-- start --

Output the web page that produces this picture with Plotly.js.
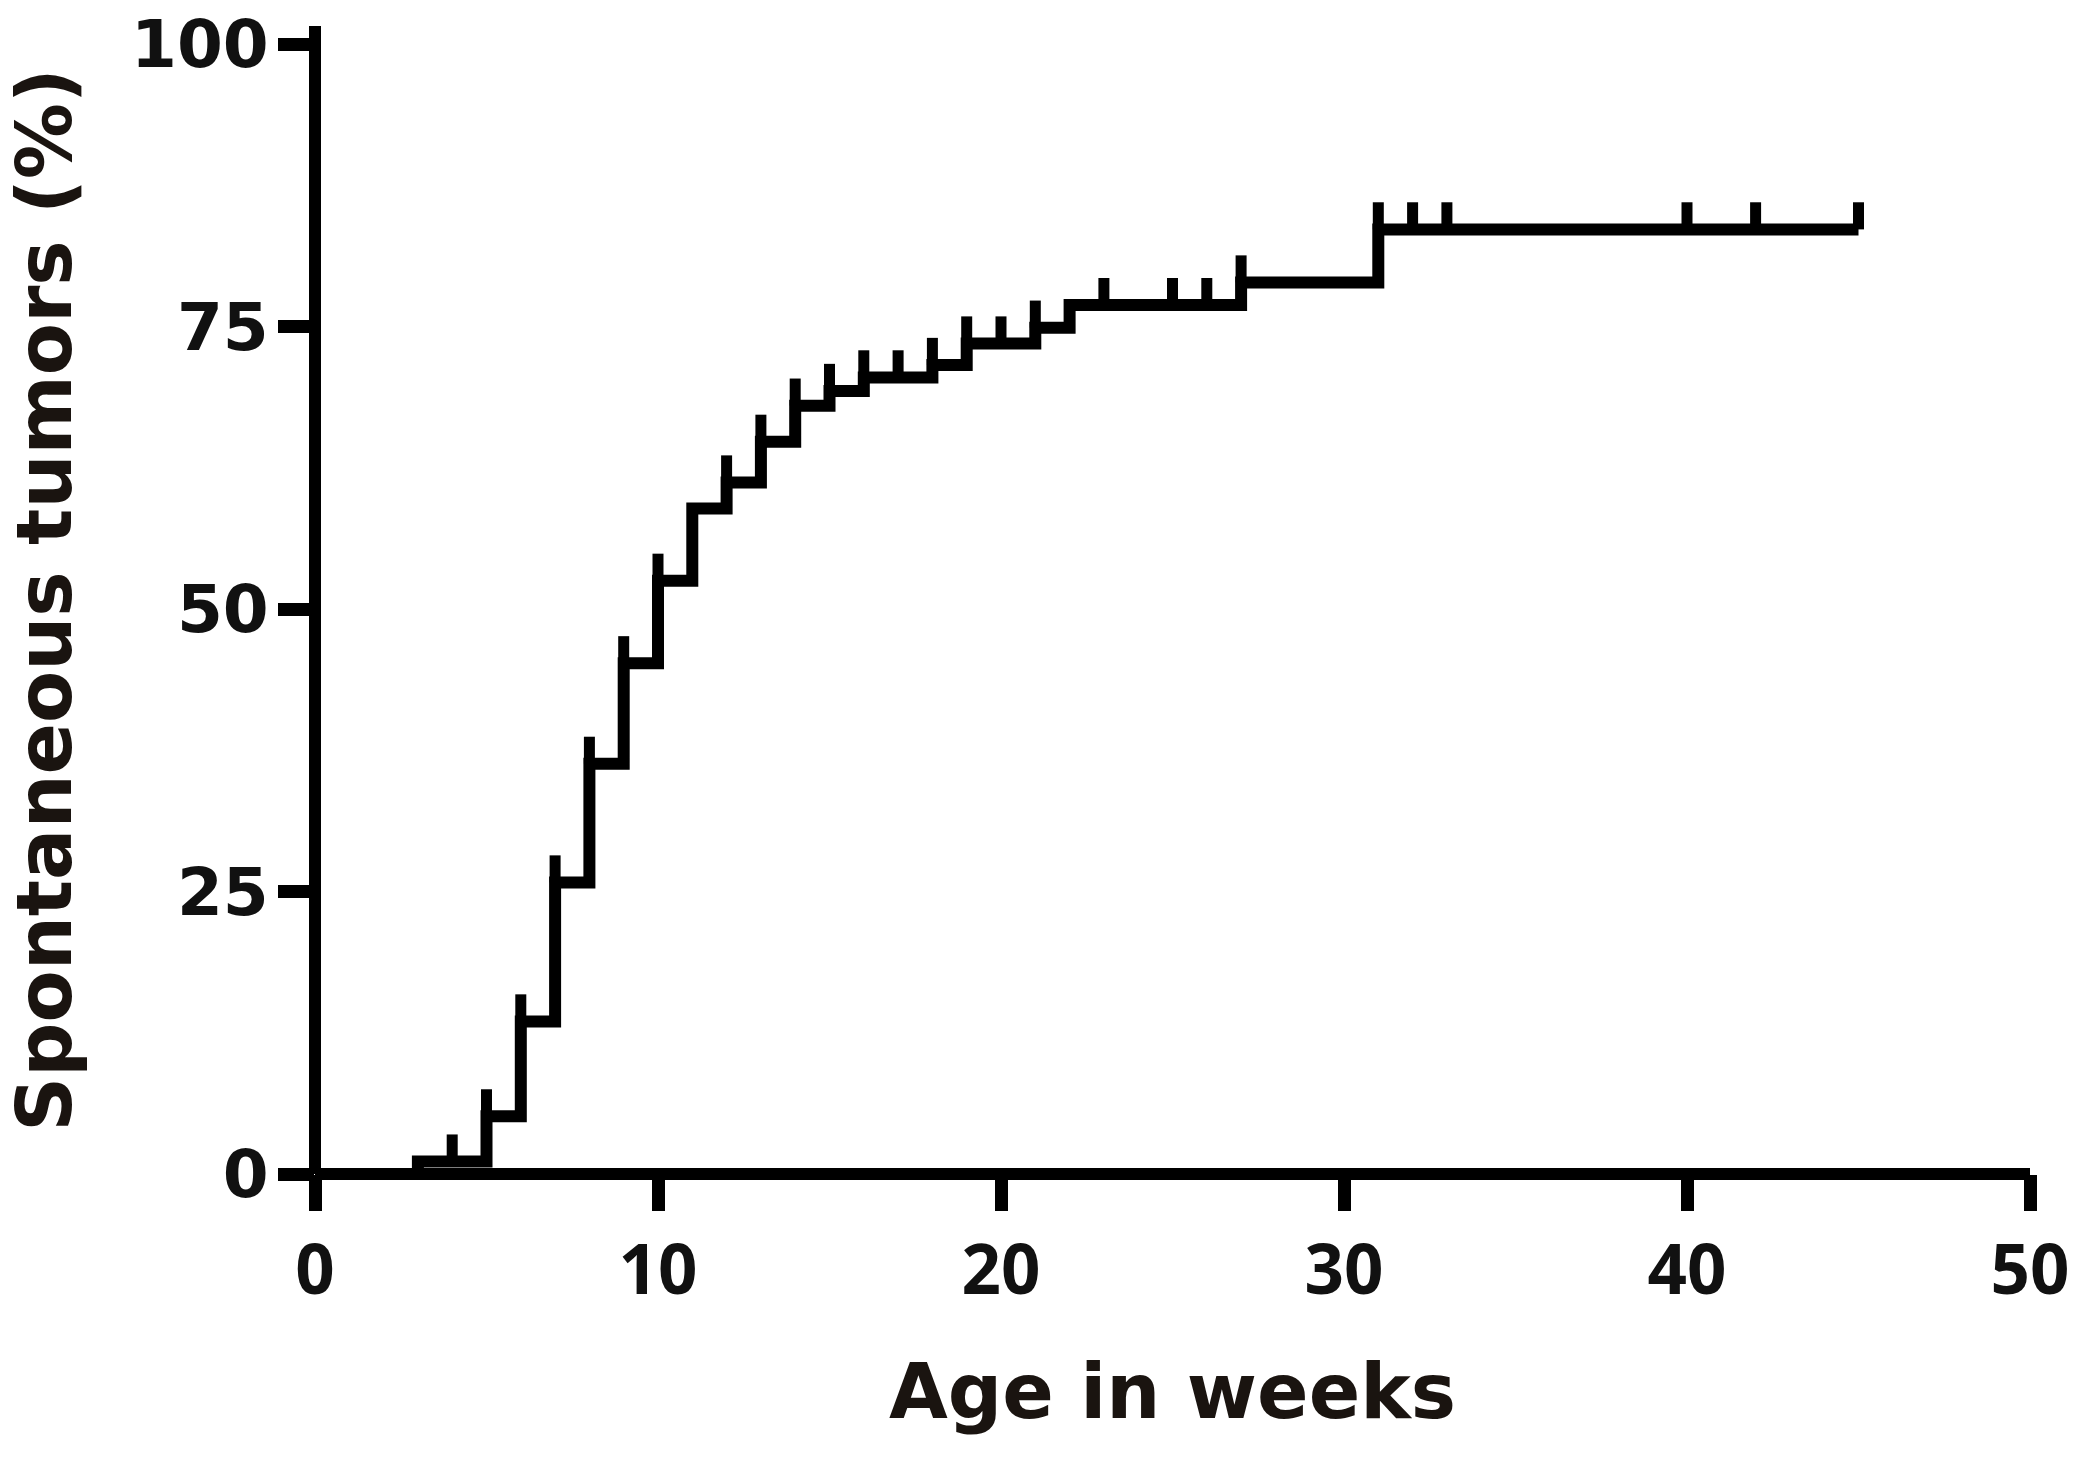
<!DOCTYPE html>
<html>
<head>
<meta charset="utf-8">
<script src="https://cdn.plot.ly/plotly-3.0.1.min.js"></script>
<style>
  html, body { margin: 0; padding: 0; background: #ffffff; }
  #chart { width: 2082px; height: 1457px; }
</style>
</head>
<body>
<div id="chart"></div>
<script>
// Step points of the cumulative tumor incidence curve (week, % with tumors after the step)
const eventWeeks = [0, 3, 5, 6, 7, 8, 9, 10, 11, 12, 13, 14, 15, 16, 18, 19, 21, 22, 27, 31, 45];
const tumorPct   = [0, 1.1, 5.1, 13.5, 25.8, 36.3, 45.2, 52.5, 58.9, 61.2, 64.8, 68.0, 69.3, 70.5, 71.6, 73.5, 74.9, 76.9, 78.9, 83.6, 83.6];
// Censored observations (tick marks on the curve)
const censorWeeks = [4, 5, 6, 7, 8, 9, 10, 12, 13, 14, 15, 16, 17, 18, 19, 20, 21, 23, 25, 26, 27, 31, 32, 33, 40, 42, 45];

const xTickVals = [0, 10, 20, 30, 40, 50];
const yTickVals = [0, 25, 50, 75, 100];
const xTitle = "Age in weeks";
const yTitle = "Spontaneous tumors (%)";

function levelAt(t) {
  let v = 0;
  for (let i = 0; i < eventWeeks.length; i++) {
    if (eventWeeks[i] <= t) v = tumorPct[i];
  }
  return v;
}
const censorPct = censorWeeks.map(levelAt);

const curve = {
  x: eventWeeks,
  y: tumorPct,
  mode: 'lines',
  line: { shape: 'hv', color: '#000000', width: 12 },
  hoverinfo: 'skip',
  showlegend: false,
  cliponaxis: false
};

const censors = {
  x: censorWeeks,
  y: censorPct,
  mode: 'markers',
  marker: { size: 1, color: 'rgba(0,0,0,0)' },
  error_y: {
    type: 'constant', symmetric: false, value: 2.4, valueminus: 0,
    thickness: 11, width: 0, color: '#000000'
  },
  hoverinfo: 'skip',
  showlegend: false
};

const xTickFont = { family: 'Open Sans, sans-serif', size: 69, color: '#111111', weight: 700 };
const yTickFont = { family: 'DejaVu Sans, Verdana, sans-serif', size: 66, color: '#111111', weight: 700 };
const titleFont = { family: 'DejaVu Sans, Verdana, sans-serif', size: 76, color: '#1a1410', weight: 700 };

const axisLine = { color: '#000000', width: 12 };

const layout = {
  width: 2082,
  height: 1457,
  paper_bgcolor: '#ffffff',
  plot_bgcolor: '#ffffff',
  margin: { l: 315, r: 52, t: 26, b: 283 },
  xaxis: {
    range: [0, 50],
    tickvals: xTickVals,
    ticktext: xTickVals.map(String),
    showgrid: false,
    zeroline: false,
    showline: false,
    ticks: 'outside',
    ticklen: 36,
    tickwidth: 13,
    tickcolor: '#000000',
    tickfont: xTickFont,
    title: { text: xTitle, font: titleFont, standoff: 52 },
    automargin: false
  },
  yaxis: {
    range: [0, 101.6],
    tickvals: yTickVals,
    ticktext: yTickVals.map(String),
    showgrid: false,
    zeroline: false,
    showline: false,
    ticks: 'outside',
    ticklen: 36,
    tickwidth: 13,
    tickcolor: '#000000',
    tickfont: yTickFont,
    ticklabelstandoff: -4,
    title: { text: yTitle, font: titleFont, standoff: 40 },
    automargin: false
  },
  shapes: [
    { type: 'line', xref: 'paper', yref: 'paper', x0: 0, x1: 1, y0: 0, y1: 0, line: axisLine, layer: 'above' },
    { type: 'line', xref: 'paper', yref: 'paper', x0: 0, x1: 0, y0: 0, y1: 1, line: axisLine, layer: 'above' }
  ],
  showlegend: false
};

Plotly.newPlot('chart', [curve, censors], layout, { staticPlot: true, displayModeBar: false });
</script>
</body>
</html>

-- end --

= The request =
Reproduce the material in full, word for word, and omit the pictures.

= Answer to this task =
Output the web page that produces this picture with Plotly.js.
<!DOCTYPE html>
<html>
<head>
<meta charset="utf-8">
<script src="https://cdn.plot.ly/plotly-3.0.1.min.js"></script>
<style>
  html, body { margin: 0; padding: 0; background: #ffffff; }
  #chart { width: 2082px; height: 1457px; }
</style>
</head>
<body>
<div id="chart"></div>
<script>
// Step points of the cumulative tumor incidence curve (week, % with tumors after the step)
const eventWeeks = [0, 3, 5, 6, 7, 8, 9, 10, 11, 12, 13, 14, 15, 16, 18, 19, 21, 22, 27, 31, 45];
const tumorPct   = [0, 1.1, 5.1, 13.5, 25.8, 36.3, 45.2, 52.5, 58.9, 61.2, 64.8, 68.0, 69.3, 70.5, 71.6, 73.5, 74.9, 76.9, 78.9, 83.6, 83.6];
// Censored observations (tick marks on the curve)
const censorWeeks = [4, 5, 6, 7, 8, 9, 10, 12, 13, 14, 15, 16, 17, 18, 19, 20, 21, 23, 25, 26, 27, 31, 32, 33, 40, 42, 45];

const xTickVals = [0, 10, 20, 30, 40, 50];
const yTickVals = [0, 25, 50, 75, 100];
const xTitle = "Age in weeks";
const yTitle = "Spontaneous tumors (%)";

function levelAt(t) {
  let v = 0;
  for (let i = 0; i < eventWeeks.length; i++) {
    if (eventWeeks[i] <= t) v = tumorPct[i];
  }
  return v;
}
const censorPct = censorWeeks.map(levelAt);

const curve = {
  x: eventWeeks,
  y: tumorPct,
  mode: 'lines',
  line: { shape: 'hv', color: '#000000', width: 12 },
  hoverinfo: 'skip',
  showlegend: false,
  cliponaxis: false
};

const censors = {
  x: censorWeeks,
  y: censorPct,
  mode: 'markers',
  marker: { size: 1, color: 'rgba(0,0,0,0)' },
  error_y: {
    type: 'constant', symmetric: false, value: 2.4, valueminus: 0,
    thickness: 11, width: 0, color: '#000000'
  },
  hoverinfo: 'skip',
  showlegend: false
};

const xTickFont = { family: 'Open Sans, sans-serif', size: 69, color: '#111111', weight: 700 };
const yTickFont = { family: 'DejaVu Sans, Verdana, sans-serif', size: 66, color: '#111111', weight: 700 };
const titleFont = { family: 'DejaVu Sans, Verdana, sans-serif', size: 76, color: '#1a1410', weight: 700 };

const axisLine = { color: '#000000', width: 12 };

const layout = {
  width: 2082,
  height: 1457,
  paper_bgcolor: '#ffffff',
  plot_bgcolor: '#ffffff',
  margin: { l: 315, r: 52, t: 26, b: 283 },
  xaxis: {
    range: [0, 50],
    tickvals: xTickVals,
    ticktext: xTickVals.map(String),
    showgrid: false,
    zeroline: false,
    showline: false,
    ticks: 'outside',
    ticklen: 36,
    tickwidth: 13,
    tickcolor: '#000000',
    tickfont: xTickFont,
    title: { text: xTitle, font: titleFont, standoff: 52 },
    automargin: false
  },
  yaxis: {
    range: [0, 101.6],
    tickvals: yTickVals,
    ticktext: yTickVals.map(String),
    showgrid: false,
    zeroline: false,
    showline: false,
    ticks: 'outside',
    ticklen: 36,
    tickwidth: 13,
    tickcolor: '#000000',
    tickfont: yTickFont,
    ticklabelstandoff: -4,
    title: { text: yTitle, font: titleFont, standoff: 40 },
    automargin: false
  },
  shapes: [
    { type: 'line', xref: 'paper', yref: 'paper', x0: 0, x1: 1, y0: 0, y1: 0, line: axisLine, layer: 'above' },
    { type: 'line', xref: 'paper', yref: 'paper', x0: 0, x1: 0, y0: 0, y1: 1, line: axisLine, layer: 'above' }
  ],
  showlegend: false
};

Plotly.newPlot('chart', [curve, censors], layout, { staticPlot: true, displayModeBar: false });
</script>
</body>
</html>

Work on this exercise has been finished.